A Royally Fit NHS

Nicola Biggerstaff

Healthcare in this country has been a tale of two systems for decades now. If you need healthcare, but cannot afford to pay for it, you will still receive it at no cost. But the when, where and how is a twisted mix of postcode lotteries and blind luck.

If you can afford to pay for it, you will receive first rate care and support, available at your fingertips at any time, as around 300,000 cancer patients in UK have over the last five years. And while of course we all wish King Charles a speedy recovery from his own cancer diagnosis this week, it highlights the issue of the disparities that exist in our supposedly equal healthcare system.

While it has not been explicitly stated, the mere fact that His Majesty has started treatment within days of his diagnosis would tend to suggest he has not been put on a waiting list, and is likely receiving the same high quality of treatment and care that allowed his mother to live until 96, his father until 99, his grandmother until 101, and even his aunt until 71 despite her chronic smoking and excessive drinking.

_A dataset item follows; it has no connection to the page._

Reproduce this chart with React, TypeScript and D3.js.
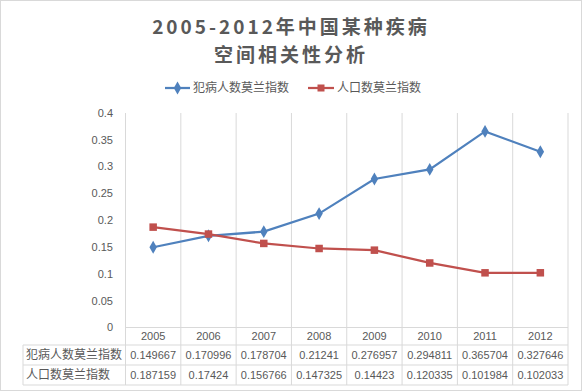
import * as d3 from 'd3';

const years = ['2005', '2006', '2007', '2008', '2009', '2010', '2011', '2012'];
const patientMoran = [0.149667, 0.170996, 0.178704, 0.21241, 0.276957, 0.294811, 0.365704, 0.327646];
const populationMoran = [0.187159, 0.17424, 0.156766, 0.147325, 0.14423, 0.120335, 0.101984, 0.102033];
const yTicks = [0, 0.05, 0.1, 0.15, 0.2, 0.25, 0.3, 0.35, 0.4];
const seriesNames = ['犯病人数莫兰指数', '人口数莫兰指数'];
const titleLines = ['2005-2012年中国某种疾病', '空间相关性分析'];

const W = 582;
const H = 392;
const plot = { left: 125.5, right: 568, top: 113, bottom: 327.5 };
const rows = { header: 345, row1: 365, row2: 385 };
const tableLeft = 23;

const BLUE = '#4f81bd';
const RED = '#c0504d';
const GRID = '#d9d9d9';
const TEXT = '#595959';
const CJK = '"Noto Sans CJK SC", sans-serif';
const NUM = '"Liberation Sans", Arial, sans-serif';

export default function App() {
  const x = d3.scaleBand<string>().domain(years).range([plot.left, plot.right]);
  const y = d3.scaleLinear().domain([0, 0.4]).range([plot.bottom, plot.top]);
  const cx = (d: string) => (x(d) ?? 0) + x.bandwidth() / 2;

  const line = d3
    .line<number>()
    .x((_, i) => cx(years[i]))
    .y((d) => y(d));

  const diamond = d3.symbol(d3.symbolDiamond, 48)()!;
  const edges = [...years.map((d) => x(d) ?? 0), plot.right];

  const tableRows = [
    { name: seriesNames[0], values: patientMoran, top: rows.header, bottom: rows.row1 },
    { name: seriesNames[1], values: populationMoran, top: rows.row1, bottom: rows.row2 },
  ];

  return (
    <div>
      <style>{'body{margin:0}'}</style>
      <svg width={W} height={H} style={{ display: 'block', background: '#fff' }}>
        <rect x={0.5} y={0.5} width={W - 1} height={H - 2} fill="#fff" stroke={GRID} />

        {titleLines.map((t, i) => (
          <text
            key={t}
            x={W / 2}
            y={34 + i * 28}
            textAnchor="middle"
            fontFamily={CJK}
            fontWeight="bold"
            fontSize={19}
            letterSpacing={3}
            fill={TEXT}
          >
            {t}
          </text>
        ))}

        {/* legend */}
        <g fontFamily={CJK} fontSize={12} fill={TEXT}>
          <line x1={165} x2={190} y1={88} y2={88} stroke={BLUE} strokeWidth={2.25} />
          <path d={diamond} transform="translate(177.5,88)" fill={BLUE} />
          <text x={193} y={88} dy="0.35em">{seriesNames[0]}</text>
          <line x1={308} x2={334} y1={88} y2={88} stroke={RED} strokeWidth={2.25} />
          <rect x={317.5} y={84.5} width={7} height={7} fill={RED} />
          <text x={337} y={88} dy="0.35em">{seriesNames[1]}</text>
        </g>

        {/* vertical category gridlines */}
        {edges.map((e, i) => (
          <line key={i} x1={e} x2={e} y1={plot.top} y2={rows.row2} stroke={GRID} />
        ))}
        <line x1={plot.left} x2={plot.right} y1={plot.bottom} y2={plot.bottom} stroke={GRID} />
        {[rows.header, rows.row1, rows.row2].map((r) => (
          <line key={r} x1={tableLeft} x2={plot.right} y1={r} y2={r} stroke={GRID} />
        ))}
        <line x1={tableLeft} x2={tableLeft} y1={rows.header} y2={rows.row2} stroke={GRID} />

        {/* y axis labels */}
        <g fontFamily={NUM} fontSize={11} fill={TEXT} textAnchor="end">
          {yTicks.map((t) => (
            <text key={t} x={113} y={y(t)} dy="0.35em">{String(t)}</text>
          ))}
        </g>

        {/* series */}
        <path d={line(patientMoran) ?? ''} fill="none" stroke={BLUE} strokeWidth={2.25} />
        <path d={line(populationMoran) ?? ''} fill="none" stroke={RED} strokeWidth={2.25} />
        {patientMoran.map((v, i) => (
          <path key={i} d={diamond} transform={`translate(${cx(years[i])},${y(v)})`} fill={BLUE} />
        ))}
        {populationMoran.map((v, i) => (
          <rect key={i} x={cx(years[i]) - 3.75} y={y(v) - 3.75} width={7.5} height={7.5} fill={RED} />
        ))}

        {/* data table */}
        <g fontFamily={NUM} fontSize={11} fill={TEXT} textAnchor="middle">
          {years.map((d) => (
            <text key={d} x={cx(d)} y={(plot.bottom + rows.header) / 2} dy="0.35em">{d}</text>
          ))}
          {tableRows.map((r) =>
            r.values.map((v, i) => (
              <text key={r.name + i} x={cx(years[i])} y={(r.top + r.bottom) / 2} dy="0.35em">
                {String(v)}
              </text>
            ))
          )}
        </g>
        <g fontFamily={CJK} fontSize={12} fill={TEXT}>
          {tableRows.map((r) => (
            <text key={r.name} x={tableLeft + 3} y={(r.top + r.bottom) / 2} dy="0.35em">{r.name}</text>
          ))}
        </g>
      </svg>
    </div>
  );
}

The average life expectancy for the rest of the UK is around 80. In Scotland, it’s 78. In some of Scotland’s most deprived areas, it's as low as 68. When this week it was revealed the number of people on cardiology waiting lists in Scotland are at their highest ever, and the Institute for Fiscal Studies (IFS) has debunked the Scottish Government’s claim that healthcare spending is on the increase, it’s time to ask if our NHS can be salvaged from this current state of disrepair.

At time of writing, a close relative of mine has been waiting over two months just for a consultation on a (thankfully, small and non-malignant) skin cancer. But we all know several stories of relatives and friends whose illness went undetected for too long, leaving only intensive and invasive treatment options available to them, or worse.

They tell us to get checked early if we suspect a cancer, but what is the point if that’ll just leave us at the bottom of an ever-growing NHS priority treatment list until it’s too late anyway?

According to Public Health Scotland (PHS), from July to September last year no NHS boards in Scotland met the 62-day standard, in which 95% of patients should wait no longer than 62 days from referral to treatment of any cancer, with around 72% of patients starting treatment within the 62-day window in Scotland. The 31-day standard, in which 95% of patients should wait no longer than 31 days between the decision to treat and the beginning of cancer treatment, was met by eleven of Scotland’s fifteen NHS boards.

I remember growing up and hearing the statistic that one in four of us will get cancer in our lives. Then, it was one in three. Now, it’s one in two. Half of us will get cancer in our lifetimes. And while treatments are always improving, and outcomes are hopeful for those who do receive treatment, if we do not get a grip on managing our health service effectively now, this waiting list shambles will only become compounded by the increasing number of diagnoses.

Even before Covid, the disparities in outcomes were clear, with cancer deaths in Scotland 61% higher among those from lower income households. We cannot be expected to improve health outcomes if we do not tackle the root causes lying in poverty and poor housing, and the associated stresses this places on lower income households, leading to higher rates of excessive alcohol consumption, smoking, poor diet and mental health issues, all of which contribute to skyrocketing rates of cancer diagnoses in less wealthy communities.

While we cannot fix poverty overnight, there are things we can put into motion now to deal with the bureaucratic, managerial culture in Scotland’s NHS which wastes precious time and resources which some patients, particularly cancer patients, simply cannot afford.

We should look to systems like Denmark, whose similar policy of diagnosis and treatment within four weeks respectively has undoubtedly saved countless lives. And yet, their healthcare spending as a proportion of GDP is less than we spend here in Scotland. So where is all this money going, if not into saving lives?

Waste and capacity issues in Scotland’s health service have been well covered in our Health chapter of Sorted, but they’re worth reiterating. Trusting clinical staff to make independent choices that they know will benefit their patients will remove a lot of the red tape which contributes to these delays in treatments. A clinician waiting for their manager’s manager’s manager to sign off on a treatment plan that they know will be effective is a waste of everyone in that chain's time, time that they could be spending attending to more of the patients in their care more attentively.

The real sickness here is the way our NHS has been ran into the ground at the whim of politicians for the sake of their own agendas. We deserve better than this, and Common Weal’s policy will ensure we all receive healthcare that's fit for a king.